----- Raw data -----

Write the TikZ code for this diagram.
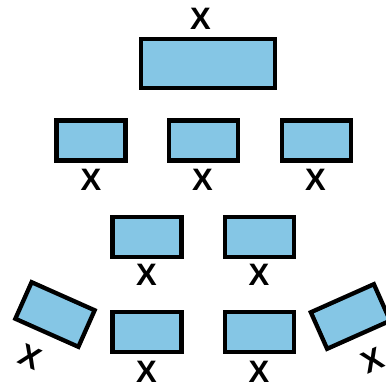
\documentclass[tikz,border=0pt]{standalone}
\usepackage{fontspec}
\setmainfont{Liberation Sans}
\usepackage{xcolor}
\definecolor{boxblue}{RGB}{133,198,229}

\begin{document}
\begin{tikzpicture}[x=1pt,y=-1pt]
\tikzstyle{box}=[rectangle,draw=black,line width=4.3pt,fill=boxblue,inner sep=0pt,minimum width=69pt,minimum height=40pt]
\tikzstyle{xlabel}=[font=\fontsize{31}{31}\selectfont\bfseries,inner sep=0pt]
\useasboundingbox (0,0) rectangle (386,386);
% top
\node[box,minimum width=134pt,minimum height=49pt] (top) at (208,63.5) {};
\node[xlabel] (xtop) at (200.5,19) {X};
% second row
\node[box] (a1) at (91,140.5) {};
\node[box] (a2) at (203.5,140.5) {};
\node[box] (a3) at (316.5,140.5) {};
\node[xlabel] (xa1) at (91,180) {X};
\node[xlabel] (xa2) at (202.5,180) {X};
\node[xlabel] (xa3) at (315.5,180) {X};
% third row
\node[box] (b1) at (147,237) {};
\node[box] (b2) at (259.5,237) {};
\node[xlabel] (xb1) at (146.5,275) {X};
\node[xlabel] (xb2) at (259,275) {X};
% bottom row
\node[box] (c1) at (147,332) {};
\node[box] (c2) at (259.5,332) {};
\node[xlabel] (xc1) at (146.5,371.5) {X};
\node[xlabel] (xc2) at (259,371.5) {X};
% tilted ones
\node[box,rotate=-24] (tl) at (55,314.5) {};
\node[xlabel,rotate=-24] (xtl) at (30,357) {X};
\node[box,rotate=24] (tr) at (350.5,316.5) {};
\node[xlabel,rotate=24] (xtr) at (372.5,361) {X};
\end{tikzpicture}
\end{document}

-----

— Task —
Every line of the data above should be quoted exactly. Omit the pictures.

— Solution for this problem —
Write the TikZ code for this diagram.
\documentclass[tikz,border=0pt]{standalone}
\usepackage{fontspec}
\setmainfont{Liberation Sans}
\usepackage{xcolor}
\definecolor{boxblue}{RGB}{133,198,229}

\begin{document}
\begin{tikzpicture}[x=1pt,y=-1pt]
\tikzstyle{box}=[rectangle,draw=black,line width=4.3pt,fill=boxblue,inner sep=0pt,minimum width=69pt,minimum height=40pt]
\tikzstyle{xlabel}=[font=\fontsize{31}{31}\selectfont\bfseries,inner sep=0pt]
\useasboundingbox (0,0) rectangle (386,386);
% top
\node[box,minimum width=134pt,minimum height=49pt] (top) at (208,63.5) {};
\node[xlabel] (xtop) at (200.5,19) {X};
% second row
\node[box] (a1) at (91,140.5) {};
\node[box] (a2) at (203.5,140.5) {};
\node[box] (a3) at (316.5,140.5) {};
\node[xlabel] (xa1) at (91,180) {X};
\node[xlabel] (xa2) at (202.5,180) {X};
\node[xlabel] (xa3) at (315.5,180) {X};
% third row
\node[box] (b1) at (147,237) {};
\node[box] (b2) at (259.5,237) {};
\node[xlabel] (xb1) at (146.5,275) {X};
\node[xlabel] (xb2) at (259,275) {X};
% bottom row
\node[box] (c1) at (147,332) {};
\node[box] (c2) at (259.5,332) {};
\node[xlabel] (xc1) at (146.5,371.5) {X};
\node[xlabel] (xc2) at (259,371.5) {X};
% tilted ones
\node[box,rotate=-24] (tl) at (55,314.5) {};
\node[xlabel,rotate=-24] (xtl) at (30,357) {X};
\node[box,rotate=24] (tr) at (350.5,316.5) {};
\node[xlabel,rotate=24] (xtr) at (372.5,361) {X};
\end{tikzpicture}
\end{document}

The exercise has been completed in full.